Elizabethtown Police offers anti-drug D.A.R.E. program for homeschooled kids
Elizabethtown Police hope to reach a new class of kids with one of the country's most well known anti-drug programs.
ELIZABETHTOWN, Ky. (WDRB) -- Elizabethtown Police hope to reach a new class of kids with one of the country's most well known anti-drug programs.
They're taking D.A.R.E. into the home.
Parents like Tesia Rivera teach everything from eighth grade math to Kindergarten science, and she does it all out of her home.
"This used to be our dining room, and we've turned it into our classroom," Rivera said.
With four kids between the ages of 5 and 13, the homeschooling mom says she's learned a valuable lesson when it comes to teaching her kids to stay off drugs.
"It's also good for them to hear it from somebody other than me," she said.
That's why Rivera was among the first to sign her kids up for the new homeschool D.A.R.E. program offered by the Elizabethtown Police Department.
"I don't have to tell you the drug epidemic is not going anywhere, and it seems to be getting worse," said John Thomas, spokesperson for the Elizabethtown Police Department. "We're starting to realize prevention is far more effective than reacting to a problem that already exists."
The state reports that more than 1,400 people in Kentucky died of a drug overdose in 2016, drive mostly by the heroin epidemic.
D.A.R.E is one of the oldest and perhaps most-recognized anti-drug initiatives in the United States. Traditionally, it is taught to public school students in the fifth grade.
"I actually did the D.A.R.E. program as well in Arizona, and I remember how fantastic it was," Rivera said.
It may not be the program you remember.
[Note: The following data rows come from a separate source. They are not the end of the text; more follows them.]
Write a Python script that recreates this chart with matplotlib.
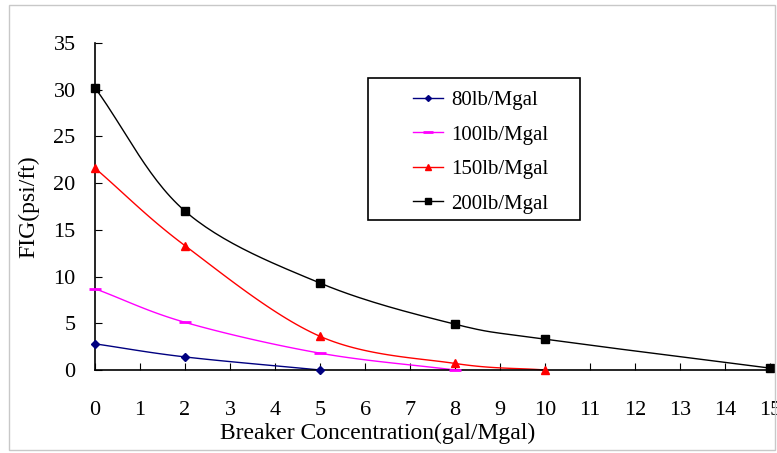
import numpy as np
import matplotlib.pyplot as plt
from matplotlib.patches import Rectangle

# data
x80 = [0, 2, 5]
y80 = [2.8, 1.4, 0.0]
x100 = [0, 2, 5, 8]
y100 = [8.7, 5.1, 1.8, 0.0]
x150 = [0, 2, 5, 8, 10]
y150 = [21.6, 13.3, 3.6, 0.7, 0.0]
x200 = [0, 2, 5, 8, 10, 15]
y200 = [30.2, 17.0, 9.3, 4.9, 3.3, 0.2]
labels = ['80lb/Mgal', '100lb/Mgal', '150lb/Mgal', '200lb/Mgal']


def smooth(xs, ys, n=30):
    # Catmull-Rom style smoothing, like excel "smoothed line"
    xs = np.asarray(xs, float)
    ys = np.asarray(ys, float)
    px = np.concatenate([[2 * xs[0] - xs[1]], xs, [2 * xs[-1] - xs[-2]]])
    py = np.concatenate([[2 * ys[0] - ys[1]], ys, [2 * ys[-1] - ys[-2]]])
    outx, outy = [], []
    for i in range(1, len(px) - 2):
        t = np.linspace(0, 1, n)
        h00 = 2 * t**3 - 3 * t**2 + 1
        h10 = t**3 - 2 * t**2 + t
        h01 = -2 * t**3 + 3 * t**2
        h11 = t**3 - t**2
        mx0 = (px[i + 1] - px[i - 1]) / 2
        mx1 = (px[i + 2] - px[i]) / 2
        my0 = (py[i + 1] - py[i - 1]) / 2
        my1 = (py[i + 2] - py[i]) / 2
        outx.append(h00 * px[i] + h10 * mx0 + h01 * px[i + 1] + h11 * mx1)
        outy.append(h00 * py[i] + h10 * my0 + h01 * py[i + 1] + h11 * my1)
    return np.concatenate(outx), np.clip(np.concatenate(outy), 0, None)


plt.rcParams['font.family'] = ['Liberation Serif', 'DejaVu Serif']

fig = plt.figure(figsize=(7.77, 4.53), dpi=100)
ax = fig.add_axes([0.1223, 0.1832, 0.869, 0.722])

series = [
    (x80, y80, '#000080', 'D', 4),
    (x100, y100, '#ff00ff', '_', 8),
    (x150, y150, '#ff0000', '^', 6),
    (x200, y200, '#000000', 's', 6),
]
for (xs, ys, col, mk, ms), lab in zip(series, labels):
    sx, sy = smooth(xs, ys)
    ax.plot(sx, sy, color=col, linewidth=1, clip_on=False)
    ax.plot(xs, ys, linestyle='none', marker=mk, color=col, markersize=ms,
            markeredgewidth=2 if mk == '_' else 1, clip_on=False, zorder=3)
    ax.plot([], [], color=col, marker=mk, markersize=ms - 1, linewidth=1,
            markeredgewidth=2 if mk == '_' else 1, label=lab)

ax.set_xlim(0, 15)
ax.set_ylim(0, 35)
ax.set_xticks(range(0, 16))
ax.set_yticks(range(0, 36, 5))
ax.spines['top'].set_visible(False)
ax.spines['right'].set_visible(False)
ax.spines['left'].set_linewidth(1.2)
ax.spines['bottom'].set_linewidth(1.2)
ax.tick_params(axis='x', direction='in', length=5, pad=22, labelsize=16, colors='black')
ax.tick_params(axis='y', direction='in', length=5, pad=14, labelsize=16)
ax.set_xlabel('Breaker Concentration(gal/Mgal)', fontsize=17)
ax.xaxis.set_label_coords(0.418, -0.162)
ax.set_ylabel('FIG(psi/ft)', fontsize=17, labelpad=10)

# legend entries without frame, frame drawn separately (wide left margin like excel)
leg = ax.legend(loc='upper left', bbox_to_anchor=(0.471, 0.855), fontsize=15,
                frameon=False, handlelength=1.45, handletextpad=0.4,
                borderpad=0, labelspacing=0.72, borderaxespad=0)
ax.add_patch(Rectangle((0.4044, 0.4587), 0.3141, 0.4343, transform=ax.transAxes,
                       fill=False, edgecolor='black', linewidth=1.2, zorder=4))

fig.patches.append(Rectangle((0.011, 0.006), 0.986, 0.983, transform=fig.transFigure,
                             fill=False, edgecolor='#c8c8c8', linewidth=1))

fig.savefig('out.png', dpi=100)
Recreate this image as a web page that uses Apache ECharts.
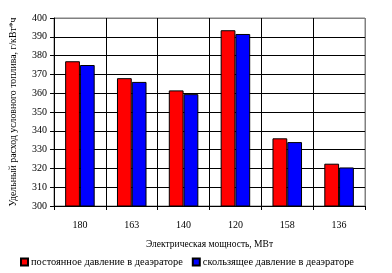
<!DOCTYPE html>
<html><head><meta charset="utf-8">
<script src="https://cdn.jsdelivr.net/npm/echarts@6/dist/echarts.min.js"></script>
<style>html,body{margin:0;padding:0;background:#fff}#c{width:392px;height:273px}</style>
</head><body><div id="c"></div>
<script>
const categories = ['180', '163', '140', '120', '158', '136'];
const constantPressure = [377, 368, 361.5, 393.5, 336, 322.5];
const slidingPressure = [375, 366, 359.5, 391.5, 334, 320.5];
const seriesNames = ['постоянное давление в деаэраторе', 'скользящее давление в деаэраторе'];
const yName = 'Удельный расход условного топлива, г/кВт*ч';
const xName = 'Электрическая мощность, МВт';
const yMin = 300, yMax = 400, yStep = 10;

const F = 'Liberation Serif';
const chart = echarts.init(document.getElementById('c'), null, {renderer: 'canvas'});
const xSplitColors = categories.map(() => '#000').concat(['#808080']);
const ySplitColors = [];
for (let v = yMin; v < yMax; v += yStep) ySplitColors.push('#000');
ySplitColors.push('#808080');
chart.setOption({
  animation: false,
  grid: {left: 49, right: 27, top: 18, bottom: 67, show: true, borderColor: '#808080', borderWidth: 1},
  legend: {
    bottom: 1, left: 15, itemWidth: 7, itemHeight: 7, itemGap: 9,
    icon: 'rect',
    textStyle: {fontFamily: F, fontSize: 10.4, color: '#000', padding: [0,0,0,-2]},
    data: seriesNames
  },
  xAxis: {
    type: 'category', data: categories,
    name: xName, nameLocation: 'middle', nameGap: 33,
    nameTextStyle: {fontFamily: F, fontSize: 9.5, color: '#000'},
    axisLine: {lineStyle: {color: '#000', width: 1}},
    axisTick: {show: true, length: 4, inside: false, lineStyle: {color: '#000'}},
    axisLabel: {fontFamily: F, fontSize: 10, color: '#000', margin: 14},
    splitLine: {show: true, lineStyle: {color: xSplitColors, width: 1}}
  },
  yAxis: {
    type: 'value', min: yMin, max: yMax, interval: yStep,
    name: yName, nameLocation: 'middle', nameGap: 36, nameRotate: 90,
    nameTextStyle: {fontFamily: F, fontSize: 9.8, color: '#000'},
    axisLine: {show: true, lineStyle: {color: '#000', width: 1}},
    axisTick: {show: true, length: 4, lineStyle: {color: '#000'}},
    axisLabel: {fontFamily: F, fontSize: 10, color: '#000', margin: 7},
    splitLine: {show: true, lineStyle: {color: ySplitColors, width: 1}}
  },
  series: [
    {name: seriesNames[0], type: 'bar', data: constantPressure, barGap: '0%', barCategoryGap: '43%',
     itemStyle: {color: '#ff0000', borderColor: '#000', borderWidth: 1}},
    {name: seriesNames[1], type: 'bar', data: slidingPressure,
     itemStyle: {color: '#0000ff', borderColor: '#000', borderWidth: 1}}
  ]
});
</script></body></html>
The curriculum has expanded to include violence and bullying prevention, communication skills and decision making.
"If we reach only one student and prevent them from ruining their lives -- or the lives of others -- with drugs and addiction, then it's well worth it to us," Thomas said.
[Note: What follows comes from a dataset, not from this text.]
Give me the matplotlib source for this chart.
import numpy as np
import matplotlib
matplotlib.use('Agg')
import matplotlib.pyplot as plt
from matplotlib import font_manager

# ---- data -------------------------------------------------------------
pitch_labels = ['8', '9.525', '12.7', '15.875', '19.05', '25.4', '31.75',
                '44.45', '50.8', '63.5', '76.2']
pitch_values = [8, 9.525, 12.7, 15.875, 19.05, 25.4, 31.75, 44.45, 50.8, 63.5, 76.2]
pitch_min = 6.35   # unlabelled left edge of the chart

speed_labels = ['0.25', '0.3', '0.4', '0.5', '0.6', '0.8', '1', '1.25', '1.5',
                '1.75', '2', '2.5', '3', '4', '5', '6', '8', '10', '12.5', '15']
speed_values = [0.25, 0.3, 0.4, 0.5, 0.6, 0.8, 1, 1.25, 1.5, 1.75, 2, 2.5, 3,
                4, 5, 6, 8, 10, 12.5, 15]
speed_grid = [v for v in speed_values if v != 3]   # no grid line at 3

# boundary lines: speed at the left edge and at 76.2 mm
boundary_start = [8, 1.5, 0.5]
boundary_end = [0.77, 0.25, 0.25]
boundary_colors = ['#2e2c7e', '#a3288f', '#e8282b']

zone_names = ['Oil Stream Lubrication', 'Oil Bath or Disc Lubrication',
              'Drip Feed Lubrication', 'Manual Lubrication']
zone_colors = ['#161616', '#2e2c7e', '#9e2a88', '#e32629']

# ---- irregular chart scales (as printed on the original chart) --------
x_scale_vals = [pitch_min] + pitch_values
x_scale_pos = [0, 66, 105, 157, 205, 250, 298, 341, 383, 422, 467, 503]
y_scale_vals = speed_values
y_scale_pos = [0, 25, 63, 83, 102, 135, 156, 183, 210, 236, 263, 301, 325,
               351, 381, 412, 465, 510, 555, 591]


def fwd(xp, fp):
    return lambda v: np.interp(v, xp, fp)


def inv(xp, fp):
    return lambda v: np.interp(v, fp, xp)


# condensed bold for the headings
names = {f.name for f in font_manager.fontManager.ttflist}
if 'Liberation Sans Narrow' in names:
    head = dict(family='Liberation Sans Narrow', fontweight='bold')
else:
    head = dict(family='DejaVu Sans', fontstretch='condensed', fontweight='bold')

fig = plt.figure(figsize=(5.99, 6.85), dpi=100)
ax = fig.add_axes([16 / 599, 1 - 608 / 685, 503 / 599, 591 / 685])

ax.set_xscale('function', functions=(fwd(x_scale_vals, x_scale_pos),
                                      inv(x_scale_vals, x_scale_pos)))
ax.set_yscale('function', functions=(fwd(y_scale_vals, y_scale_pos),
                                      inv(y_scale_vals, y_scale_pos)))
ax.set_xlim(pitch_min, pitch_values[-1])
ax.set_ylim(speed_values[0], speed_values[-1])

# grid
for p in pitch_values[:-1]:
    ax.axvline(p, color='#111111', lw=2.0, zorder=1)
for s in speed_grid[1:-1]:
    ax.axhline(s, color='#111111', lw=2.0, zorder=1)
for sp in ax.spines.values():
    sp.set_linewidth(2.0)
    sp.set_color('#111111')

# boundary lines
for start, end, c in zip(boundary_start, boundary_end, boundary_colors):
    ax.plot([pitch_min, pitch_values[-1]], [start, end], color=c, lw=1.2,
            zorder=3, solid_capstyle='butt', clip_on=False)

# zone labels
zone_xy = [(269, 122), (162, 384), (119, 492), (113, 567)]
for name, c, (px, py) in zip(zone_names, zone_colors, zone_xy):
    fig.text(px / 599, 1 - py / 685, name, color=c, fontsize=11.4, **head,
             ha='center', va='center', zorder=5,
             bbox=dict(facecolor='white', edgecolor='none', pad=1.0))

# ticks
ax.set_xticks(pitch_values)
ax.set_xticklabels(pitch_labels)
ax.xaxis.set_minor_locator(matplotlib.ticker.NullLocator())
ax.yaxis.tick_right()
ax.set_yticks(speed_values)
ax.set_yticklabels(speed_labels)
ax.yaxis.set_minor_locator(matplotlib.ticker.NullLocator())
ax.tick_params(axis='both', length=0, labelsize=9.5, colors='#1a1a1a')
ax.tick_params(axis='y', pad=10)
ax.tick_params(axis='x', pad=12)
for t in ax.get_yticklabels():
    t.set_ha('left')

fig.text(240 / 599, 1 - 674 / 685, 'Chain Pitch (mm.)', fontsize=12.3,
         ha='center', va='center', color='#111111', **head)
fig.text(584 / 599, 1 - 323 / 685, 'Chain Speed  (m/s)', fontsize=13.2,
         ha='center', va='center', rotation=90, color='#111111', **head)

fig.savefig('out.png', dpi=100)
Police are not going door to door offering D.A.R.E. to homeschooled kids. Instead, it will be offered once-a-week for 10 weeks on Monday at the police department from 4:15-5:15 p.m.
The first class starts Jan. 22.
Rivera's oldest daughter may be the most excited. The family started homeschooling due to her medical needs.
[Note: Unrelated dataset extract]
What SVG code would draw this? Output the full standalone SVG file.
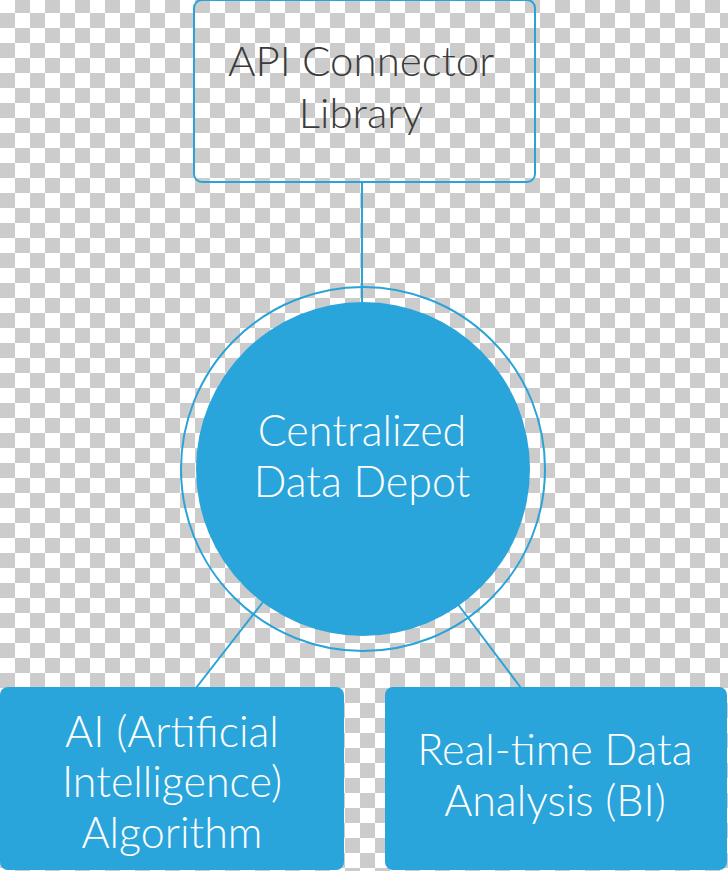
<svg xmlns="http://www.w3.org/2000/svg" width="728" height="871" viewBox="0 0 728 871">
<style>
.lbl{font-family:Lato,"Open Sans","Liberation Sans",sans-serif;font-weight:300;font-size:42px;text-anchor:middle}
.big{font-size:43px}
.dark{fill:#3b3b3b}
.light{fill:#ffffff}
.edge{stroke:#2aa3d9;stroke-width:2;fill:none}
.solid{fill:#2aa5db}
</style>
<defs>
<pattern id="checker" x="0" y="-2" width="30" height="30" patternUnits="userSpaceOnUse">
<rect width="30" height="30" fill="#ffffff"/>
<rect x="15" y="0" width="15" height="15" fill="#cccccc"/>
<rect x="0" y="15" width="15" height="15" fill="#cccccc"/>
</pattern>
</defs>
<rect width="728" height="871" fill="url(#checker)"/>
<g id="connectors">
<line class="edge" x1="362" y1="182" x2="362" y2="302"/>
<line class="edge" x1="263" y1="602" x2="196" y2="688"/>
<line class="edge" x1="457" y1="603" x2="521" y2="688"/>
</g>
<g id="api-connector-library">
<rect class="edge" x="194" y="0" width="341" height="182" rx="8"/>
<text class="lbl dark" x="361" y="76">API Connector</text>
<text class="lbl dark" x="361" y="128">Library</text>
</g>
<g id="centralized-data-depot">
<circle class="edge" cx="363" cy="469" r="182"/>
<circle class="solid" cx="363" cy="469" r="167"/>
<text class="lbl big light" x="362" y="446">Centralized</text>
<text class="lbl big light" x="362" y="497">Data Depot</text>
</g>
<g id="ai-algorithm">
<rect class="solid" x="0" y="687" width="344" height="183" rx="8"/>
<text class="lbl big light" x="172" y="747">AI (Artificial</text>
<text class="lbl big light" x="172" y="797">Intelligence)</text>
<text class="lbl big light" x="172" y="848">Algorithm</text>
</g>
<g id="realtime-analysis">
<rect class="solid" x="385" y="687" width="342" height="183" rx="8"/>
<text class="lbl big light" x="555" y="765">Real-time Data</text>
<text class="lbl big light" x="555" y="816">Analysis (BI)</text>
</g>
</svg>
"I had heard from my friends -- because I had kept in contact with them -- that the D.A.R.E. program was so cool," Tasia Rivera said.
Elizabethtown's program is open to children of ages 10 to 12.
"The response so far has been overwhelming," Thomas said. "We're hoping this is not a one-time thing -- that we can offer this to homeschooled students on an annual basis."
To the Riveras, that's a good thing. Only three of the four kids are old enough to participate.
Tesia Rivera said she wouldn't "D.A.R.E." leave out the littlest one.